■ RECORDS FOR THIS EXERCISE ■
· · · · · · ·

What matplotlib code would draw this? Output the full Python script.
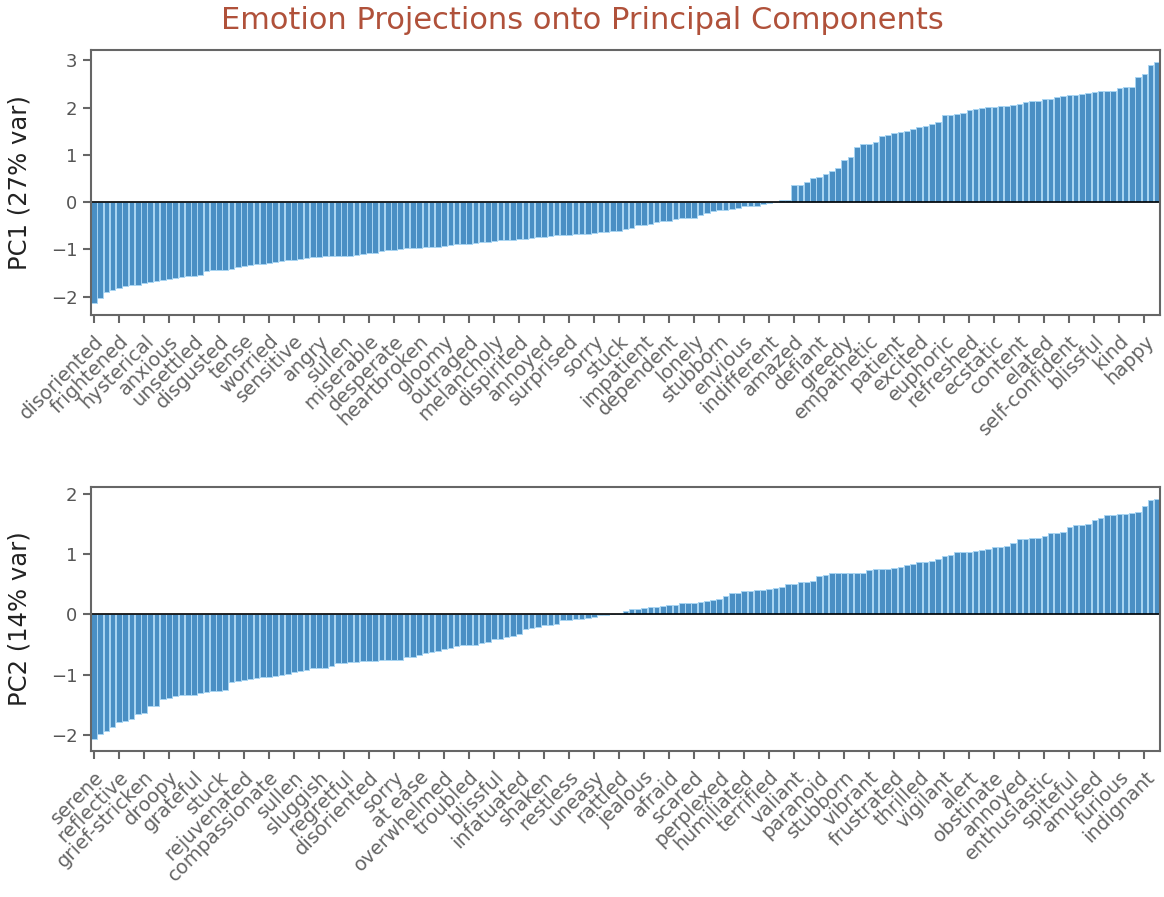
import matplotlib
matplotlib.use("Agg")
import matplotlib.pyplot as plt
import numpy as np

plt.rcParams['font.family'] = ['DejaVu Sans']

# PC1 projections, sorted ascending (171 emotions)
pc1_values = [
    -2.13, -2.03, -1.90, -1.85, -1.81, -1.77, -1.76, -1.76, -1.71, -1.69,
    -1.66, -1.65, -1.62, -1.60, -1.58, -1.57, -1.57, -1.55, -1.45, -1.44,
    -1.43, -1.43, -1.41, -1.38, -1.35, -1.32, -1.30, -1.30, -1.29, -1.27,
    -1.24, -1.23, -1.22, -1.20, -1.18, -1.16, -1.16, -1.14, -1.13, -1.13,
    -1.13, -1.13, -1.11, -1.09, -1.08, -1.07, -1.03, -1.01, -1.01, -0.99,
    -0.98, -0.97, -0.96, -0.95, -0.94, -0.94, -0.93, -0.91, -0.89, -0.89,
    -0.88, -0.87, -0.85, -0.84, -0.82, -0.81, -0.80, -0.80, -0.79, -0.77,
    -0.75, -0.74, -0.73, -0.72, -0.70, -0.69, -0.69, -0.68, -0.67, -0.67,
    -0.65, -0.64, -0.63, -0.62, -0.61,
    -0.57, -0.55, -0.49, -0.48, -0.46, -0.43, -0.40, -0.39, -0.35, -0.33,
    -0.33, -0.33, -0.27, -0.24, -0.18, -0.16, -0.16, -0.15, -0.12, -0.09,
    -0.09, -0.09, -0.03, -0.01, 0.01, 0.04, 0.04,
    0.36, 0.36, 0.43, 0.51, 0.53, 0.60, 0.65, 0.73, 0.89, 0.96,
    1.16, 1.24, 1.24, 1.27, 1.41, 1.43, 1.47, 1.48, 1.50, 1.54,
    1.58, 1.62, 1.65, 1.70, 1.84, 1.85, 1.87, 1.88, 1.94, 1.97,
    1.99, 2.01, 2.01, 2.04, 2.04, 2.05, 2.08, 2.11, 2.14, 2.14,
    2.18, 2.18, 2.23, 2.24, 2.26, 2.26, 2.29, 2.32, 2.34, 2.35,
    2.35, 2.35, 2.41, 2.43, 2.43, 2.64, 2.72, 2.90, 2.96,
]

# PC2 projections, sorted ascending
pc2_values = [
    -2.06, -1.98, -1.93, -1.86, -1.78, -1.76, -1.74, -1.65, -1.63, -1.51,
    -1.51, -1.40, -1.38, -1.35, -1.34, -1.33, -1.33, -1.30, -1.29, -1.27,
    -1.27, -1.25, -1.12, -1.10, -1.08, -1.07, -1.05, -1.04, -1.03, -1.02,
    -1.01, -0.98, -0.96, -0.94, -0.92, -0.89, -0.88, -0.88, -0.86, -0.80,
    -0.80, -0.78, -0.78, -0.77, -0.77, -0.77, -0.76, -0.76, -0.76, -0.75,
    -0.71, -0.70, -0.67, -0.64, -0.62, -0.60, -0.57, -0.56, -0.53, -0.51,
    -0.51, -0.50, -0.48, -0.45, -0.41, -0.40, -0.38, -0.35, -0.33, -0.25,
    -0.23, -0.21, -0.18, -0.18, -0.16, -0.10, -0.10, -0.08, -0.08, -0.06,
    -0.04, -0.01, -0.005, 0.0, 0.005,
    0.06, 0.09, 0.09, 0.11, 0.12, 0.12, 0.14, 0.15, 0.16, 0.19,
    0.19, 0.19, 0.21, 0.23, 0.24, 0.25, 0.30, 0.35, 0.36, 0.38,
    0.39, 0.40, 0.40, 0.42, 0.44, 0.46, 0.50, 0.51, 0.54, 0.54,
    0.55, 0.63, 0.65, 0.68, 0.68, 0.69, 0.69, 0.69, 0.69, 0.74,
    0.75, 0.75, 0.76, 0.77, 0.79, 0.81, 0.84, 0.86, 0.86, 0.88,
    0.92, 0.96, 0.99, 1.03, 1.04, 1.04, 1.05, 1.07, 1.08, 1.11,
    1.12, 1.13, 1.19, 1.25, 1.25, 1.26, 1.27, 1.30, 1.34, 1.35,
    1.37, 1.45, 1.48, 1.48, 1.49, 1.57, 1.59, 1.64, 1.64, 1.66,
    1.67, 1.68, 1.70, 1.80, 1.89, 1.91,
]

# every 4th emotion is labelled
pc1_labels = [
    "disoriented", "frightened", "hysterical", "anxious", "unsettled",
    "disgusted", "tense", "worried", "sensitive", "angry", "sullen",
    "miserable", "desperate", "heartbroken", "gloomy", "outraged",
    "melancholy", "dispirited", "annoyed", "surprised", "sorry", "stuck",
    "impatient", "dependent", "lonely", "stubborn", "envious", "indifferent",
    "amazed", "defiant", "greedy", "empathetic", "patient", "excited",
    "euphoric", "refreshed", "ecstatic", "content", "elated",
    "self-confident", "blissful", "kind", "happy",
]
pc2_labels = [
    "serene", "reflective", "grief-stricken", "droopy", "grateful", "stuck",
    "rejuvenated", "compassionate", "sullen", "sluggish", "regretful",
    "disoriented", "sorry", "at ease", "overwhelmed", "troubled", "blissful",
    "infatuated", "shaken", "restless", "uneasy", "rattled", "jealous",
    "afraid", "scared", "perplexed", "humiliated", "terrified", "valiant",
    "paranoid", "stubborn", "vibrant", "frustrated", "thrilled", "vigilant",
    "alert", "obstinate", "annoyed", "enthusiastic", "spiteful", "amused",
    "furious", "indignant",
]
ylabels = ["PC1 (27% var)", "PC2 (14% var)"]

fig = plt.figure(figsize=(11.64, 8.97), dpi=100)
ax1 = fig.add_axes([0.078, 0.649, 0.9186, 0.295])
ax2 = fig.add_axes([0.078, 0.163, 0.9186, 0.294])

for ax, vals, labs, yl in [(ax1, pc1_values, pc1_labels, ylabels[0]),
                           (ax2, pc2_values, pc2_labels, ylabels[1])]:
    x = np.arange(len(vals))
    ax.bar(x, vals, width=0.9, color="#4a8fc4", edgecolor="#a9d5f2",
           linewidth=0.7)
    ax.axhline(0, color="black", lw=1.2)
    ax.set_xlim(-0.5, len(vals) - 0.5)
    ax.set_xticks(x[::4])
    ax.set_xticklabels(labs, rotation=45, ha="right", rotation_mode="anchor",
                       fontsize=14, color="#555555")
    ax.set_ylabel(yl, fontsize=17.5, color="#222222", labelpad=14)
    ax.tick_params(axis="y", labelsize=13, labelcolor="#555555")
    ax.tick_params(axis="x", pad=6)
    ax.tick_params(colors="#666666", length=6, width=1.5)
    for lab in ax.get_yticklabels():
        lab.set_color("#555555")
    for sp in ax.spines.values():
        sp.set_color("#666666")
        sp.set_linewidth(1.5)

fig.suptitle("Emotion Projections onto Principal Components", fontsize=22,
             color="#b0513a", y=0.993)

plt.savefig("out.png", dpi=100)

· · · · · · ·

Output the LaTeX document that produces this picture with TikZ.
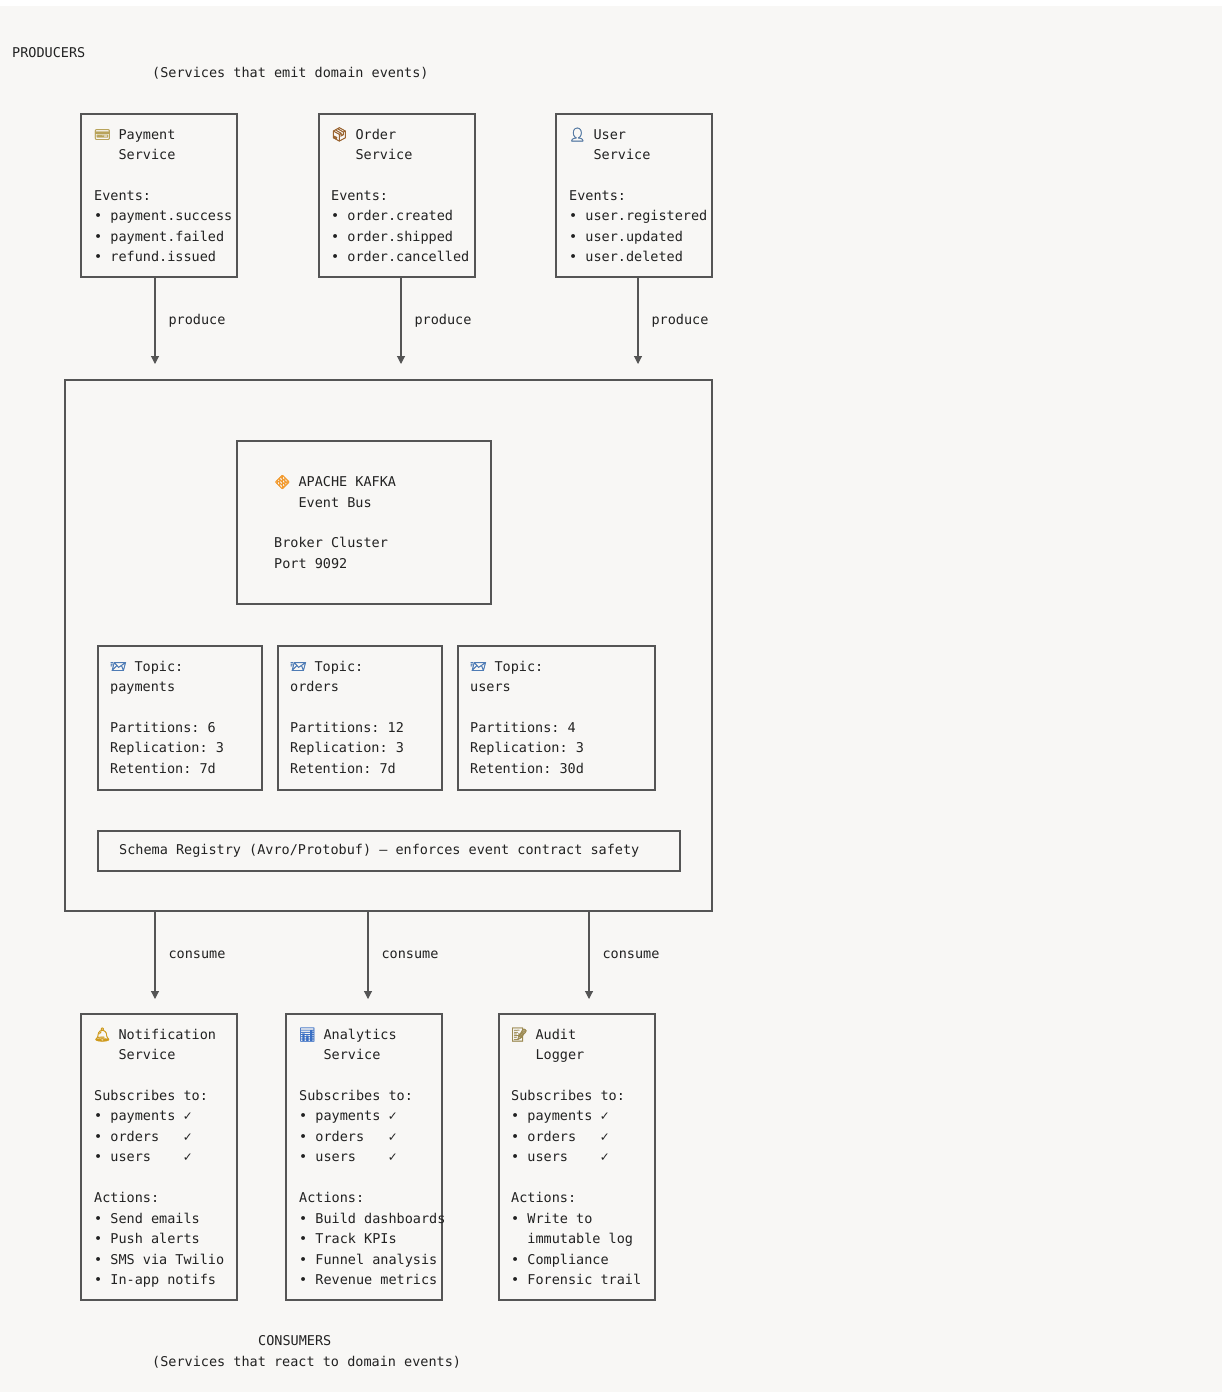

· · · · · · ·

■ PROBLEM TO WORK ON ■
Scan the listing above for the word "Output" and copy every line that holds it.

■ EXERCISE RESPONSE ■
What matplotlib code would draw this? Output the full Python script.
Output the LaTeX document that produces this picture with TikZ.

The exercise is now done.